Такая тревожная речь Калабухова была вызвана разнесшимися по Екатеринодару слухами о том, что готовится разгон Рады.
Депутаты нервничали. Для защиты собственных персон они имели в своем распоряжении крошечный караул.
Филимонов, верный агент Деникина, всячески тормозил формирование Кубанской армии. Атаман, пожалуй, делал разумно. Эта армия при тогдашней обстановке или перебила бы Раду, или вступила бы в бой с добровольцами.
Заседание 17 октября прошло очень бурно.
— Наши домашние «недовольные», лишившиеся своих привилегий после революции, соединились с пришлыми противниками кубанской демократии и пытаются свергнуть краевую демократическую власть, чтобы восстановить монархию, — ораторствовал некий Подтопельный.
— Мы играем в демократизм. Но нельзя применять принципы демократии чистой воды к тем, кто ее не предает, — вторил ему Гудзь.
— Только на Кубани появилась истинная демократическая сила. Кубанская демократия создала цитадель народоправства, которая возродит Россию на новых демократических началах, — гордо заявлял Калабухов.

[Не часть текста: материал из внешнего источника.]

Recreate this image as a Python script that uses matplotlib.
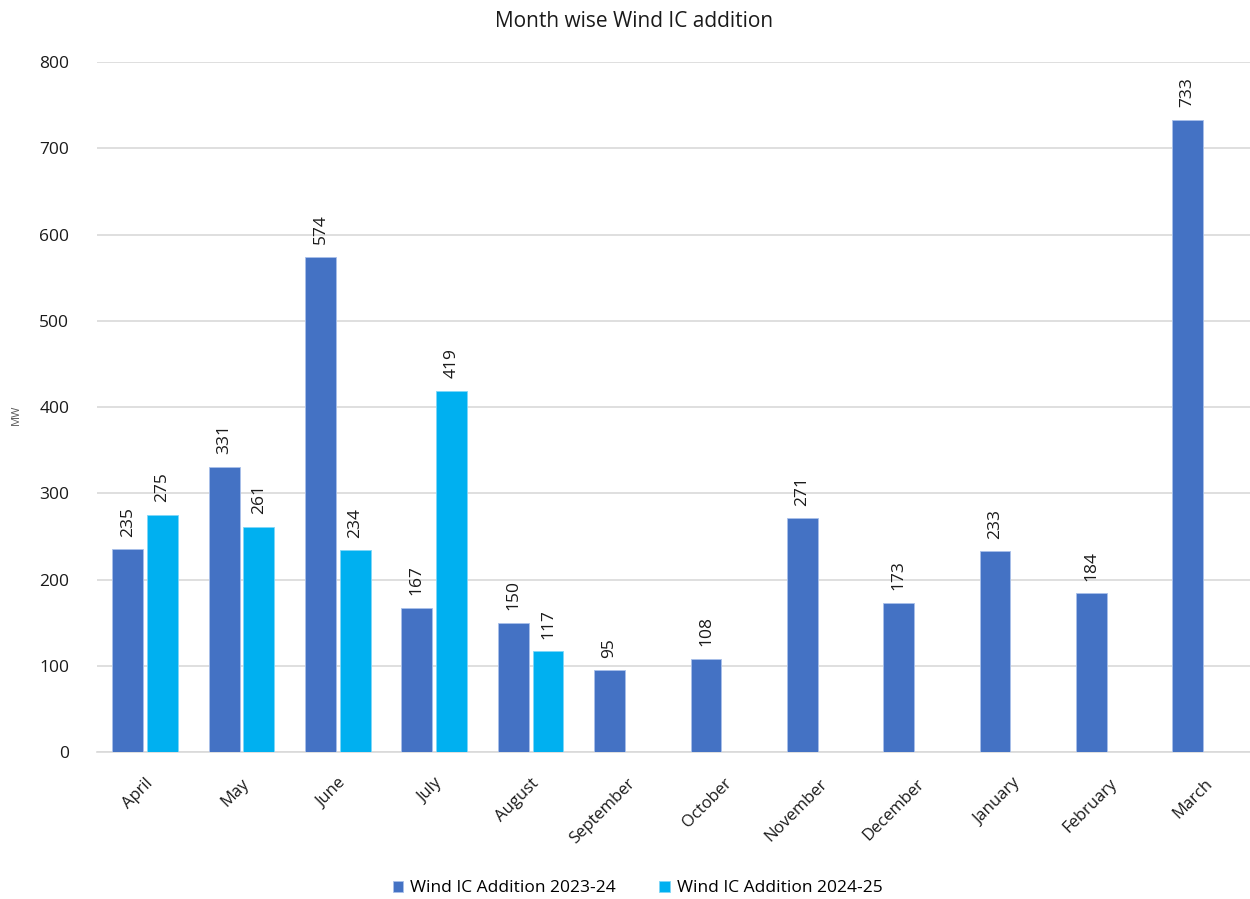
import numpy as np
import matplotlib
matplotlib.use("Agg")
import matplotlib.pyplot as plt

months = ["April", "May", "June", "July", "August", "September", "October",
          "November", "December", "January", "February", "March"]
wind_2023_24 = [235, 331, 574, 167, 150, 95, 108, 271, 173, 233, 184, 733]
wind_2024_25 = [275, 261, 234, 419, 117, None, None, None, None, None, None, None]
series_names = ["Wind IC Addition 2023-24", "Wind IC Addition 2024-25"]
colors = ["#4472C4", "#00B0F0"]
title = "Month wise Wind IC addition"
ylabel = "MW"
yticks = [0, 100, 200, 300, 400, 500, 600, 700, 800]

plt.rcParams['font.family'] = ['Open Sans', 'DejaVu Sans']

fig = plt.figure(figsize=(12.5, 8.99), dpi=100)
ax = fig.add_axes([0.0776, 0.1635, 0.925, 0.7675])

x = np.arange(len(months))
w = 0.32
off = 0.18
for vals, name, col, sgn in [(wind_2023_24, series_names[0], colors[0], -1),
                             (wind_2024_25, series_names[1], colors[1], 1)]:
    arr = np.array([np.nan if v is None else v for v in vals], dtype=float)
    ax.bar(x + sgn * off, arr, width=w, color=col, label=name,
           edgecolor="#a9c0ea" if sgn < 0 else "#7fd6f7", linewidth=0.6, zorder=3)
    for xi, v in zip(x + sgn * off, vals):
        if v is None:
            continue
        ax.annotate(str(v), (xi, v), xytext=(0, 9), textcoords="offset points",
                    rotation=90, ha="center", va="bottom", fontsize=12.5, color="#1a1a1a")

ax.set_xlim(-0.5, len(months) - 0.5)
ax.set_ylim(0, 800)
ax.set_yticks(yticks)
ax.set_yticklabels([str(t) for t in yticks], fontsize=12.5, color="#1a1a1a")
ax.set_xticks(x)
ax.set_xticklabels(months, rotation=45, ha="right", va="top", rotation_mode="anchor",
                   fontsize=12, color="#1a1a1a")
ax.tick_params(axis="both", length=0)
ax.tick_params(axis="y", pad=20)
ax.tick_params(axis="x", pad=17)
ax.grid(axis="y", color="#d9d9d9", linewidth=1.2, zorder=0)
for s in ["top", "right", "left"]:
    ax.spines[s].set_visible(False)
ax.spines["bottom"].set_color("#d9d9d9")
ax.spines["bottom"].set_linewidth(1.2)

fig.text(0.0135, 0.5383, ylabel, rotation=90, ha="center", va="center", fontsize=8, color="#595959")
fig.text(0.507, 0.976, title, ha="center", va="center", fontsize=15, color="#1a1a1a")

handles, labels = ax.get_legend_handles_labels()
fig.legend(handles, labels, loc="center", bbox_to_anchor=(0.51, 0.012), ncol=2,
           frameon=False, fontsize=12.5, handlelength=0.6, handleheight=0.6,
           handletextpad=0.4, columnspacing=2.5)

fig.savefig("out.png", dpi=100, facecolor="white")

Манжула напал на правительство:
— Только щиростью казачества можно объяснить непрекратившееся еще существование клеветнической агитации. Мы приказываем правительству закрыть всякие Осваги, а правительство ничего не делает. Будь я министр внутренних дел, я бы в двадцать четыре часа искоренил все прокламации до единой. Ничего не делается, потому что большинство служащих в правительственных учреждениях, особенно высших, занимаются только критикой и постоянным дискредитированием власти, на службе которой они находятся.
Резолюция гласила:
«Потребовать от правительства энергичной борьбы с агитацией против Рады и уволить правительственных служащих, дискредитирующих краевую власть».
25 октября собралась Краевая (Чрезвычайная) Рада, созвать которую было постановлено вслед за убийством Рябовола. Законодательная Рада, стоявшая над душой правительства, влилась в Краевую.